The notorious Cotton Watts.

Yet another unrealized Dziawer article was about Kent and the Candidates, the late 1960s/early 1970s rock group that contributed the theme song to Mrs. Stone's Thing (1970). I must have been really enthusiastic for this one, because I created multiple header images featuring the group's leader, Kent Sprague aka Kent Dubarri aka Butch Dubarri. Here's the one I probably would have used.

Kent Sprague of Kent and the Candidates.

And here's an alternate version, in case I wanted something more stylized/cartoony. Looks like I never got around to adding text to this one. Or maybe I was waiting for Greg to write the article, so I could put the title in that big blue space.

More of Kent Sprague.

Not all of my unused header images are for unfinished or unwritten articles. Sometimes, I'll just have a change of heart in the middle of the process and go in a different direction. Below, for instance, is some scrapped artwork for an episode of The Ed Wood Summit Podcast. You can see the image I actually used right here.

Greg Dziawer lurking in the shadows.

And, just for fun, here's some unused artwork I made for an article in Greg's "Magazine Orbit" series.
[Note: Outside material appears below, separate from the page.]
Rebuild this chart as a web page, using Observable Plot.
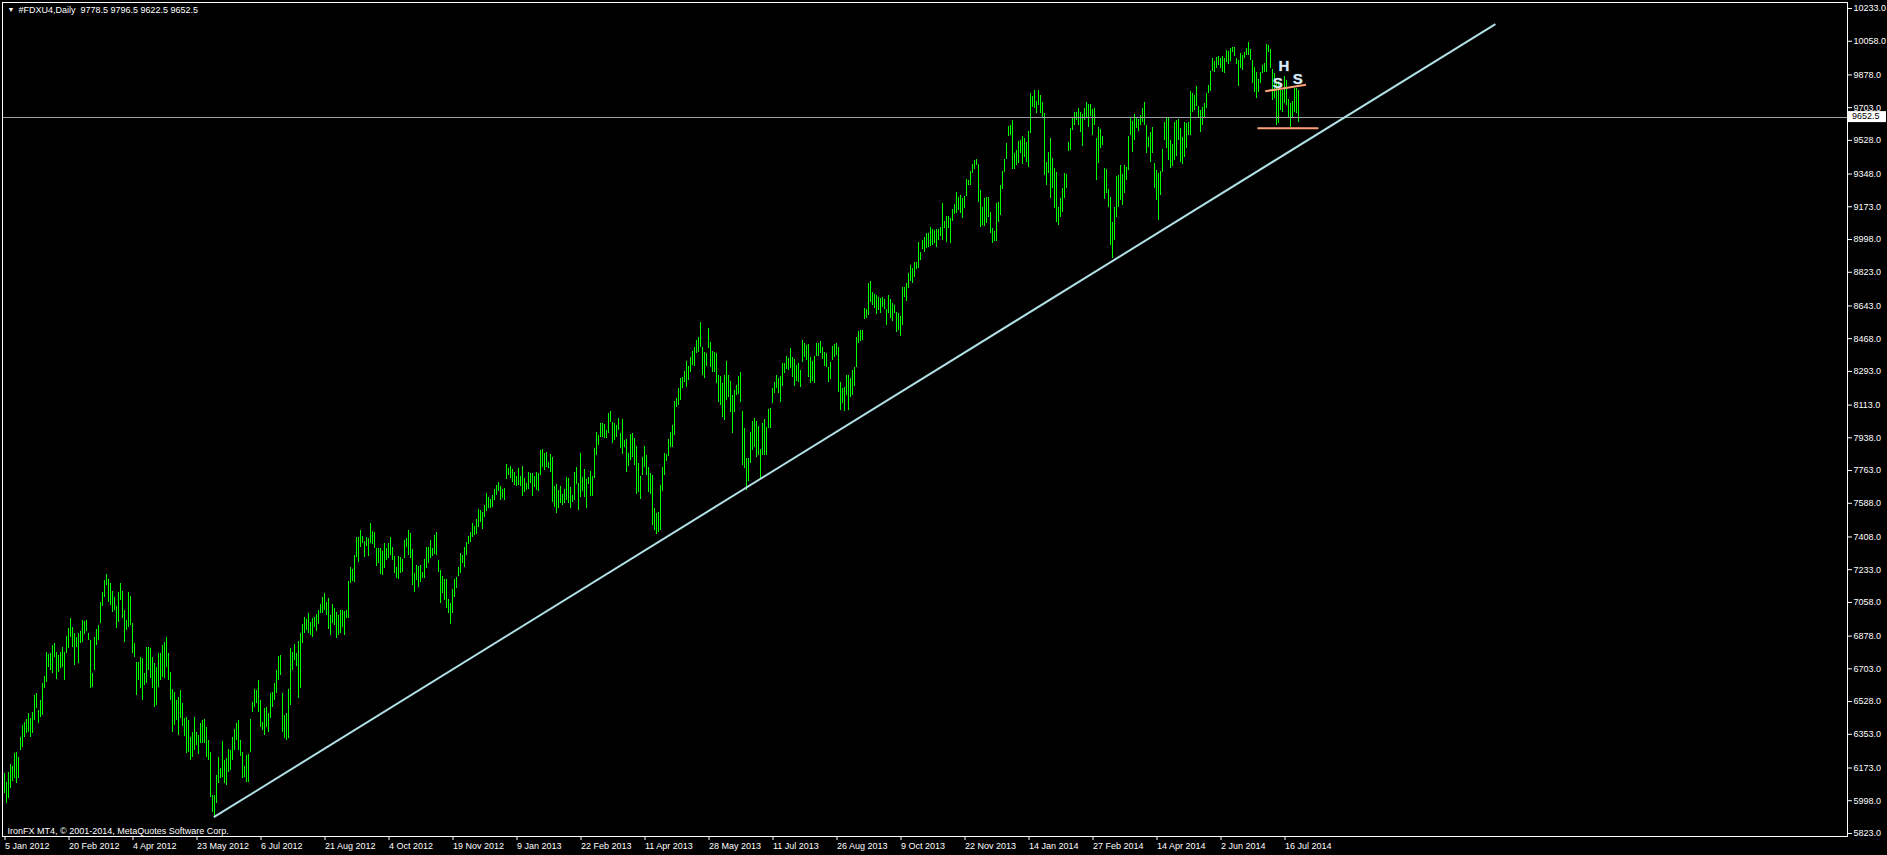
<!DOCTYPE html>
<html>
<head>
<meta charset="utf-8">
<script src="https://cdn.jsdelivr.net/npm/d3@7"></script>
<script src="https://cdn.jsdelivr.net/npm/@observablehq/plot@0.6"></script>
<style>
html,body{margin:0;padding:0;background:#000;overflow:hidden;}
</style>
</head>
<body>
<div id="chart"></div>
<script>
// Daily bar highs (index 0 = 5 Jan 2012)
const high = [
6142,6098,6151,6190,6181,6253,6258,6231,6338,6401,
6418,6431,6466,6436,6472,6561,6573,6481,6534,6627,
6664,6789,6780,6784,6828,6837,6793,6775,6793,6819,
6793,6876,6917,6971,6923,6891,6869,6891,6900,6962,
6958,6962,6891,6855,6680,6873,6912,6935,7060,7113,
7176,7208,7179,7158,7119,7083,7037,7113,7158,7117,
7015,6962,7113,7090,6948,6837,6739,6739,6762,6757,
6677,6819,6816,6810,6762,6730,6712,6784,6787,6828,
6846,6873,6787,6684,6591,6579,6534,6552,6588,6516,
6436,6445,6427,6338,6365,6445,6365,6347,6409,6427,
6431,6392,6320,6258,6026,6026,6133,6228,6169,6315,
6213,6222,6270,6267,6338,6379,6413,6427,6320,6258,
6183,6240,6246,6433,6525,6593,6588,6641,6534,6418,
6490,6499,6463,6573,6579,6623,6695,6769,6775,6570,
6454,6466,6591,6810,6792,6834,6784,6851,6891,6940,
6980,6965,7001,6953,6971,6976,6994,7015,7047,7087,
7104,7060,7078,6989,7047,7024,7006,6989,7015,7015,
7012,7015,7169,7247,7233,7309,7407,7404,7443,7411,
7386,7404,7402,7479,7439,7434,7345,7345,7345,7332,
7372,7345,7372,7404,7354,7304,7247,7304,7297,7286,
7390,7398,7443,7425,7340,7215,7256,7250,7256,7220,
7286,7350,7354,7390,7349,7416,7434,7283,7229,7199,
7179,7181,7072,7051,7126,7181,7193,7247,7322,7309,
7354,7381,7411,7434,7482,7464,7500,7553,7550,7541,
7577,7643,7618,7607,7630,7660,7684,7701,7678,7660,
7666,7796,7773,7785,7767,7755,7732,7773,7732,7785,
7719,7696,7754,7749,7745,7731,7754,7749,7870,7874,
7852,7861,7808,7849,7831,7678,7689,7656,7678,7635,
7660,7728,7719,7671,7630,7754,7778,7696,7856,7728,
7767,7717,7728,7760,7731,7879,7968,7950,8013,8013,
8007,7977,8066,8081,8022,8013,8004,8040,7959,8034,
7924,7927,7852,7956,7959,7933,7892,7803,7731,7831,
7892,7845,7781,7749,7737,7558,7532,7541,7683,7781,
7852,7849,7927,7968,8004,8134,8146,8200,8253,8259,
8294,8348,8319,8369,8401,8419,8458,8476,8553,8419,
8396,8391,8521,8449,8401,8396,8387,8271,8266,8227,
8271,8348,8271,8241,8164,8191,8218,8266,8289,8080,
7986,7826,7826,7968,8025,8043,8025,7998,7874,8016,
8034,7995,8088,8093,8203,8236,8271,8254,8266,8334,
8334,8373,8361,8414,8366,8355,8325,8334,8298,8459,
8441,8432,8437,8370,8346,8373,8444,8441,8455,8423,
8396,8391,8316,8343,8427,8437,8441,8423,8236,8200,
8209,8271,8271,8254,8298,8316,8476,8508,8512,8512,
8628,8623,8762,8776,8717,8704,8697,8690,8681,8690,
8680,8623,8699,8680,8655,8646,8610,8605,8587,8744,
8744,8762,8819,8860,8842,8877,8877,8984,8931,8993,
9011,9029,9032,9064,9050,9047,9054,9054,9064,9189,
9097,9121,9121,9109,9157,9186,9252,9221,9234,9216,
9228,9317,9314,9362,9399,9421,9424,9399,9260,9171,
9216,9225,9225,9145,9056,9043,9193,9198,9287,9364,
9424,9514,9603,9608,9635,9460,9474,9524,9528,9549,
9537,9519,9578,9777,9763,9795,9738,9795,9768,9729,
9670,9411,9465,9536,9429,9379,9358,9171,9215,9272,
9349,9344,9518,9593,9643,9675,9679,9697,9675,9664,
9697,9729,9718,9718,9693,9697,9536,9599,9586,9550,
9379,9372,9265,9221,9087,9171,9337,9340,9394,9344,
9394,9385,9550,9647,9629,9664,9652,9639,9661,9697,
9729,9607,9545,9572,9599,9402,9367,9349,9361,9479,
9625,9647,9652,9527,9504,9625,9634,9639,9593,9545,
9625,9616,9625,9789,9777,9768,9816,9711,9688,9705,
9723,9777,9821,9896,9964,9950,9973,9978,9964,9978,
9964,10008,10003,10021,10026,10026,9964,9955,9991,9982,
10000,10021,10049,10014,9955,9919,9892,9851,9892,9928,
9937,10040,10035,10012,9905,9883,9830,9844,9794,9794,
9869,9848,9744,9727,9737,9808,9803,9797
];
// Daily bar lows
const low = [
6035,5985,6009,6066,6103,6115,6089,6115,6267,6285,
6338,6356,6365,6338,6356,6427,6490,6409,6445,6454,
6597,6632,6712,6695,6677,6766,6645,6686,6703,6712,
6641,6787,6810,6873,6819,6721,6819,6734,6837,6846,
6887,6900,6855,6597,6605,6695,6828,6855,6948,7037,
7087,7149,7060,7042,7006,7015,6917,6953,7069,6971,
6846,6908,6926,6935,6784,6766,6561,6641,6597,6534,
6614,6623,6695,6650,6597,6499,6507,6605,6641,6659,
6650,6712,6641,6534,6363,6401,6427,6347,6436,6395,
6342,6253,6258,6213,6231,6267,6294,6246,6303,6303,
6303,6231,6213,6017,5937,5910,5982,6089,6115,6124,
6089,6080,6151,6160,6213,6267,6320,6267,6235,6115,
6124,6098,6098,6258,6472,6499,6516,6472,6392,6374,
6347,6392,6365,6436,6498,6534,6570,6641,6668,6365,
6329,6320,6329,6507,6695,6748,6716,6547,6597,6841,
6891,6908,6891,6882,6873,6926,6900,6940,6997,6997,
7015,6989,6912,6882,6944,6935,6864,6882,6891,6926,
6882,6971,6971,7158,7172,7167,7300,7274,7354,7375,
7300,7357,7304,7375,7368,7345,7252,7265,7208,7202,
7238,7283,7292,7309,7283,7215,7185,7179,7211,7220,
7292,7354,7309,7292,7149,7113,7176,7140,7167,7185,
7185,7238,7265,7292,7304,7313,7309,7220,7054,7104,
7069,7024,6997,6940,6997,7087,7131,7197,7211,7265,
7247,7309,7368,7381,7407,7416,7422,7461,7488,7447,
7514,7546,7559,7559,7564,7603,7630,7653,7603,7612,
7603,7714,7737,7719,7701,7684,7678,7684,7678,7624,
7648,7656,7660,7692,7624,7674,7656,7651,7737,7781,
7763,7781,7772,7754,7594,7567,7532,7558,7585,7576,
7585,7603,7585,7558,7594,7603,7689,7550,7621,7653,
7621,7558,7689,7624,7624,7719,7843,7897,7941,7941,
7933,7933,7959,8022,7906,7924,7941,7977,7879,7849,
7888,7754,7785,7817,7835,7790,7635,7648,7607,7737,
7781,7737,7644,7635,7469,7443,7419,7434,7443,7653,
7737,7813,7838,7888,7888,7950,8102,8111,8137,8200,
8235,8209,8244,8289,8325,8319,8391,8396,8423,8271,
8253,8319,8414,8312,8289,8289,8227,8129,8111,8045,
8031,8137,8155,8075,7959,8075,8164,8170,8129,7790,
7772,7656,7706,7799,7870,7888,7835,7843,7719,7843,
7843,7843,7986,7986,8123,8173,8200,8173,8129,8213,
8280,8302,8298,8311,8259,8213,8241,8236,8206,8343,
8366,8352,8263,8227,8241,8230,8373,8373,8391,8355,
8320,8316,8236,8248,8352,8366,8378,8182,8084,8120,
8081,8165,8084,8156,8165,8213,8316,8441,8455,8459,
8569,8574,8592,8664,8646,8628,8598,8619,8605,8633,
8623,8539,8601,8574,8562,8601,8503,8512,8482,8539,
8690,8669,8735,8776,8762,8797,8836,8842,8886,8943,
8931,8949,8958,8961,8966,8975,8958,8993,9015,8993,
9056,8984,9056,8975,9097,9132,9136,9154,9139,9109,
9162,9228,9287,9287,9350,9371,9394,9198,9061,9073,
9068,9082,9118,9029,8975,8990,8990,9091,9127,9264,
9358,9424,9549,9555,9373,9371,9394,9403,9460,9399,
9435,9412,9382,9567,9702,9697,9670,9715,9674,9643,
9340,9287,9349,9219,9269,9162,9091,9073,9117,9144,
9219,9272,9468,9474,9581,9607,9634,9607,9572,9497,
9634,9652,9599,9657,9554,9607,9313,9406,9486,9500,
9212,9242,9171,8966,8895,8993,9117,9171,9206,9180,
9242,9313,9367,9554,9465,9527,9590,9575,9607,9625,
9607,9456,9492,9408,9456,9269,9206,9100,9233,9358,
9527,9483,9420,9376,9390,9420,9443,9527,9411,9397,
9438,9483,9554,9554,9675,9688,9711,9652,9572,9607,
9643,9697,9777,9789,9896,9893,9910,9928,9914,9893,
9884,9946,9932,9950,9999,9978,9932,9818,9910,9901,
9964,9982,9982,9955,9830,9785,9750,9785,9830,9883,
9892,9892,9999,9910,9741,9750,9607,9616,9687,9678,
9723,9714,9652,9598,9643,9678,9670,9623
];

// Time axis: bar index of each date label
const xTickIndex = [0,32,64,96,128,160,192,224,256,288,320,352,384,416,448,480,512,544,576,608,640];
const xTickLabels = ["5 Jan 2012","20 Feb 2012","4 Apr 2012","23 May 2012","6 Jul 2012","21 Aug 2012","4 Oct 2012","19 Nov 2012","9 Jan 2013","22 Feb 2013","11 Apr 2013","28 May 2013","11 Jul 2013","26 Aug 2013","9 Oct 2013","22 Nov 2013","14 Jan 2014","27 Feb 2014","14 Apr 2014","2 Jun 2014","16 Jul 2014"];
// Price axis labels
const yTicks = [10233,10058,9878,9703,9528,9348,9173,8998,8823,8643,8468,8293,8113,7938,7763,7588,7408,7233,7058,6878,6703,6528,6353,6173,5998,5823];

// Header: symbol and last bar OHLC
const symbol = "#FDXU4,Daily";
const lastOHLC = [9778.5, 9796.5, 9622.5, 9652.5];
const copyright = "IronFX MT4, \u00a9 2001-2014, MetaQuotes Software Corp.";

// Drawn objects (bar index, price)
const trendLine = [{i1: 104.9, p1: 5910, i2: 745.7, p2: 10150}];
const patternLines = [
  {i1: 626.7, p1: 9593, i2: 657.2, p2: 9593},
  {i1: 630.6, p1: 9791, i2: 651.0, p2: 9825}
];
const patternLabels = [
  {i: 636.9, p: 9836, t: "S"},
  {i: 639.9, p: 9923, t: "H"},
  {i: 646.9, p: 9857, t: "S"}
];

const bars = high.map((h, i) => ({i, high: h, low: low[i]}));
const lastClose = lastOHLC[3];
const font = "'Liberation Sans', Arial, sans-serif";

const chart = Plot.plot({
  width: 1887,
  height: 855,
  marginTop: 2,
  marginRight: 40,
  marginBottom: 19,
  marginLeft: 2,
  style: {background: "#000", color: "#fff", fontFamily: font, fontSize: "9px", overflow: "visible"},
  x: {domain: [-0.75, 921.75]},
  y: {domain: [5806.8, 10265.1]},
  marks: [
    Plot.ruleX(bars, {x: "i", y1: "low", y2: "high", stroke: "#00ff00", strokeWidth: 1, shapeRendering: "crispEdges"}),
    Plot.ruleY([lastClose], {stroke: "#a0a0a8", strokeWidth: 1, shapeRendering: "crispEdges"}),
    Plot.link(trendLine, {x1: "i1", y1: "p1", x2: "i2", y2: "p2", stroke: "#b0e0e6", strokeWidth: 2}),
    Plot.link(patternLines, {x1: "i1", y1: "p1", x2: "i2", y2: "p2", stroke: "#ffa07a", strokeWidth: 2}),
    Plot.text(patternLabels, {x: "i", y: "p", text: "t", fill: "#dcebf7", stroke: "#6a8aa8", strokeWidth: 0.6, fontSize: 15, fontWeight: "bold", fontFamily: "'Liberation Sans', Arial, sans-serif"}),
    Plot.axisY(yTicks, {anchor: "right", tickSize: 4, tickPadding: 2, label: null, tickFormat: d => d.toFixed(1)}),
    Plot.axisX(xTickIndex, {anchor: "bottom", tickSize: 4, tickPadding: 2, label: null, textAnchor: "start", dx: 1,
      tickFormat: i => xTickLabels[xTickIndex.indexOf(i)]}),
    Plot.frame({stroke: "#fff", shapeRendering: "crispEdges"}),
    Plot.text(["\u25bc"], {frameAnchor: "top-left", dx: 5, dy: 5, fontSize: 7, fill: "#fff"}),
    Plot.text([`${symbol}  ${lastOHLC.map(v => v.toFixed(1)).join(" ")}`], {frameAnchor: "top-left", dx: 16, dy: 4, fill: "#fff"}),
    Plot.text([copyright], {frameAnchor: "bottom-left", dx: 5, dy: -3, fill: "#fff"})
  ]
});

// Last-price marker box on the price axis
const yScale = chart.scale("y");
const yLast = yScale.apply(lastClose);
const svg = d3.select(chart);
svg.append("rect").attr("x", 1848).attr("y", yLast - 5.5).attr("width", 38).attr("height", 11).attr("fill", "#fff");
svg.append("text").attr("x", 1852).attr("y", yLast).attr("dy", "0.32em").attr("text-anchor", "start")
  .attr("fill", "#000").attr("font-family", font).attr("font-size", 9).text(lastClose.toFixed(1));

document.getElementById("chart").appendChild(chart);
</script>
</body>
</html>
I'm not sure why I created it in the first place or why I never used it. All I know is that I found it on my computer while doing research for this article and decided to present it to you. As with the Kent Sprague picture, I probably would have put some text in that big blue expanse.

Two gentlemen featured in Boy Friends magazine. Where are they now?

So that's it. Essentially, with this article, I wanted to clean house a little and give you some insight into how this blog is made. I realize this might all be self-indulgent, but what are the holidays for if we can't indulge ourselves a little from time to time? You're still free to send corrections and complaints to me, but maybe think about Jack Haley and his reclining board before you do.